The standard density used for Reinforced Cement Concrete (RCC) is typically 2500 kg/m³ (approx. 156 lb/ft³). This accounts for the weight of the concrete plus the steel reinforcement.

Does slab weight include the floor finish?

No. The structural slab weight is the "self-weight" or dead load of the structure itself. Tiles, screed, carpet, or wood flooring are considered "superimposed dead loads" and must be calculated separately.

Why is thickness input in mm or inches?

In construction drawings, large dimensions (length/width) are usually in meters or feet, while thickness is a smaller precision dimension, typically specified in millimeters or inches.

How do I calculate the weight of a circular slab?

For a circular slab, calculate the area using π × r², then multiply by thickness to get volume. Finally, multiply by density.

Is this calculator suitable for hollow core slabs?

No. Hollow core slabs have voids to reduce weight. This calculator assumes a solid slab. For hollow core, you must subtract the volume of the voids.

What is the difference between Dead Load and Live Load?

Dead load is the weight of the structure itself (the slab, beams, walls).
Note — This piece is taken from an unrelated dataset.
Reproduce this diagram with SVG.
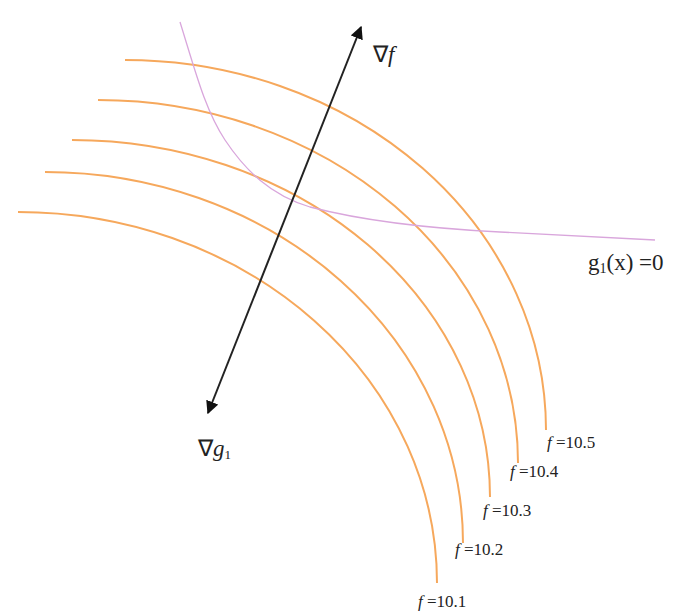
<svg xmlns="http://www.w3.org/2000/svg" width="695" height="613" viewBox="0 0 695 613">
<style>
.arc{fill:none;stroke:#f6a85c;stroke-width:2}
.lbl{font-family:"Liberation Serif",serif;font-size:17px;fill:#222}
.big{font-family:"Liberation Serif",serif;font-size:23px;fill:#222}
</style>
<defs>
<marker id="ah" viewBox="0 0 10 10" refX="9" refY="5" markerWidth="6.5" markerHeight="6.5" orient="auto-start-reverse" markerUnits="strokeWidth">
<path d="M0,0 L10,5 L0,10 z" fill="#111"/>
</marker>
</defs>
<rect width="695" height="613" fill="#fff"/>
<g id="contours">
<path class="arc" d="M125,60 A421,370 0 0 1 546,430"/>
<path class="arc" d="M98,100 A420,363 0 0 1 518,463"/>
<path class="arc" d="M72,140 A418,357 0 0 1 490,497"/>
<path class="arc" d="M45,172 A418,371 0 0 1 463,543"/>
<path class="arc" d="M18,212 A419,371 0 0 1 437,583"/>
</g>
<g id="constraint">
<path d="M180,22 C195,70 205,110 225,140 C245,170 270,195 310,207 C360,220 420,228 500,232 C560,235 610,238 655,240" fill="none" stroke="#d9a6dc" stroke-width="1.3"/>
</g>
<g id="connectors">
<line x1="208" y1="413" x2="361" y2="27" stroke="#222" stroke-width="2" marker-start="url(#ah)" marker-end="url(#ah)"/>
</g>
<g id="labels">
<text class="big" x="373" y="62">∇<tspan font-style="italic">f</tspan></text>
<text class="big" x="198" y="456">∇<tspan font-style="italic">g</tspan><tspan font-size="13" dy="3">1</tspan></text>
<text class="big" x="588" y="270">g<tspan font-size="14" dy="3">1</tspan><tspan dy="-3">(x) =0</tspan></text>
<text class="lbl" x="547" y="448"><tspan font-style="italic">f</tspan> =10.5</text>
<text class="lbl" x="510" y="477"><tspan font-style="italic">f</tspan> =10.4</text>
<text class="lbl" x="483" y="516"><tspan font-style="italic">f</tspan> =10.3</text>
<text class="lbl" x="455" y="555"><tspan font-style="italic">f</tspan> =10.2</text>
<text class="lbl" x="418" y="607"><tspan font-style="italic">f</tspan> =10.1</text>
</g>
</svg>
Live load is the temporary weight of people, furniture, and equipment.

How accurate is the 2400 kg/m³ density for plain concrete?

It is a standard engineering approximation. Actual density varies based on the specific mix design and aggregate used, ranging typically from 2300 to 2450 kg/m³.

Can I use this for roof slabs?

Yes, the physics are identical. However, roof slabs often have additional layers for waterproofing and insulation that add to the total load.